*YOUR INSTRUCTIONS*. Look for the word "this" in the entries below, then copy every line that has it.

Records with drawing code
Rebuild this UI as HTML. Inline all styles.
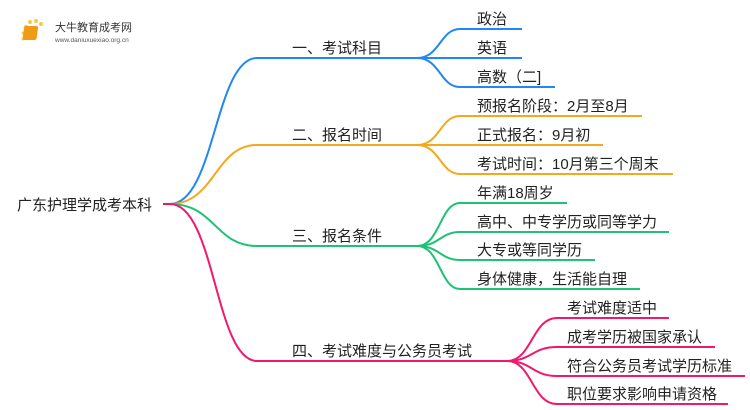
<!DOCTYPE html>
<html><head><meta charset="utf-8"><style>
body{margin:0;background:#fff;}
svg{display:block;}
text{font-family:"Liberation Sans","Noto Sans CJK SC",sans-serif;fill:#222;}
</style></head><body>
<svg width="750" height="410" viewBox="0 0 750 410" xmlns="http://www.w3.org/2000/svg">
<g>
<circle cx="26" cy="27" r="2" fill="#f8c84a"/><circle cx="30" cy="22" r="2" fill="#f8c84a"/><circle cx="36" cy="21" r="2" fill="#f8c84a"/><circle cx="41" cy="24" r="2" fill="#f8c84a"/><circle cx="23" cy="33" r="1.5" fill="#f8c84a"/><circle cx="23" cy="39" r="1.5" fill="#f8c84a"/>
<rect x="28" y="26" width="14" height="14" rx="2" fill="#f09a1a" transform="skewX(-8)"/>
<text x="55" y="31" font-size="11" style="fill:#333">大牛教育成考网</text>
<text x="55" y="42" font-size="6.5" style="fill:#555">www.daniuxuexiao.org.cn</text>
</g>
<text x="17" y="210" font-size="15">广东护理学成考本科</text>
<g fill="none" stroke-width="2">
<path d="M163 204 H170" stroke="#e8194f"/>
<path d="M170 204 C215 204 215 58 257 58 H417" stroke="#2088f0"/>
<path d="M170 204 C215 204 215 145 257 145 H417" stroke="#f5a81c"/>
<path d="M170 204 C215 204 215 246 257 246 H417" stroke="#1ec277"/>
<path d="M170 204 C215 204 215 361 257 361 H507" stroke="#f0196e"/>
<path d="M417 58 C440 58 440 29 460 29 H522 M417 58 H522 M417 58 C440 58 440 87 460 87 H555" stroke="#2088f0"/>
<path d="M417 145 C440 145 440 116 460 116 H642 M417 145 H603 M417 145 C440 145 440 174 460 174 H673" stroke="#f5a81c"/>
<path d="M417 246 C440 246 440 203 460 203 H567 M417 246 C440 246 440 232 460 232 H669 M417 246 C440 246 440 260 460 260 H595 M417 246 C440 246 440 289 460 289 H640" stroke="#1ec277"/>
<path d="M507 361 C532 361 532 318 557 318 H669 M507 361 C532 361 532 347 557 347 H715 M507 361 C532 361 532 376 557 376 H745 M507 361 C532 361 532 404 557 404 H728" stroke="#f0196e"/>
</g>
<g font-size="15">
<text x="292" y="53">一、考试科目</text>
<text x="292" y="140">二、报名时间</text>
<text x="292" y="241">三、报名条件</text>
<text x="292" y="356">四、考试难度与公务员考试</text>
<text x="477" y="24">政治</text>
<text x="477" y="53">英语</text>
<text x="477" y="82">高数（二]</text>
<text x="477" y="111">预报名阶段：2月至8月</text>
<text x="477" y="140">正式报名：9月初</text>
<text x="477" y="169">考试时间：10月第三个周末</text>
<text x="477" y="198">年满18周岁</text>
<text x="477" y="227">高中、中专学历或同等学力</text>
<text x="477" y="255">大专或等同学历</text>
<text x="477" y="284">身体健康，生活能自理</text>
<text x="567" y="313">考试难度适中</text>
<text x="567" y="342">成考学历被国家承认</text>
<text x="567" y="371">符合公务员考试学历标准</text>
<text x="567" y="399">职位要求影响申请资格</text>
</g>
</svg>
</body></html>
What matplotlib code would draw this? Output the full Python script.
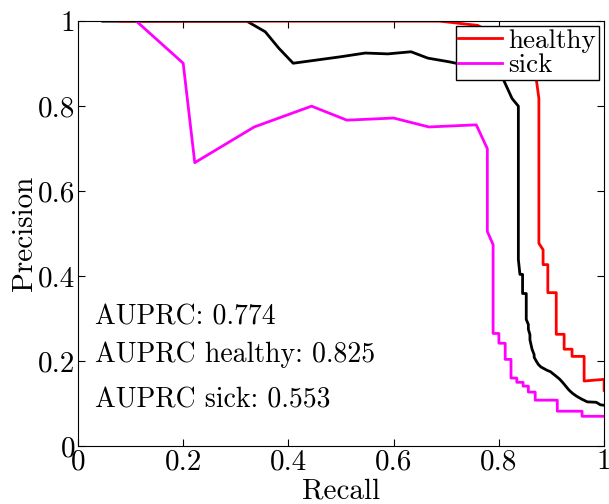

*EXERCISE ANSWER*.
Rebuild this UI as HTML. Inline all styles.
What matplotlib code would draw this? Output the full Python script.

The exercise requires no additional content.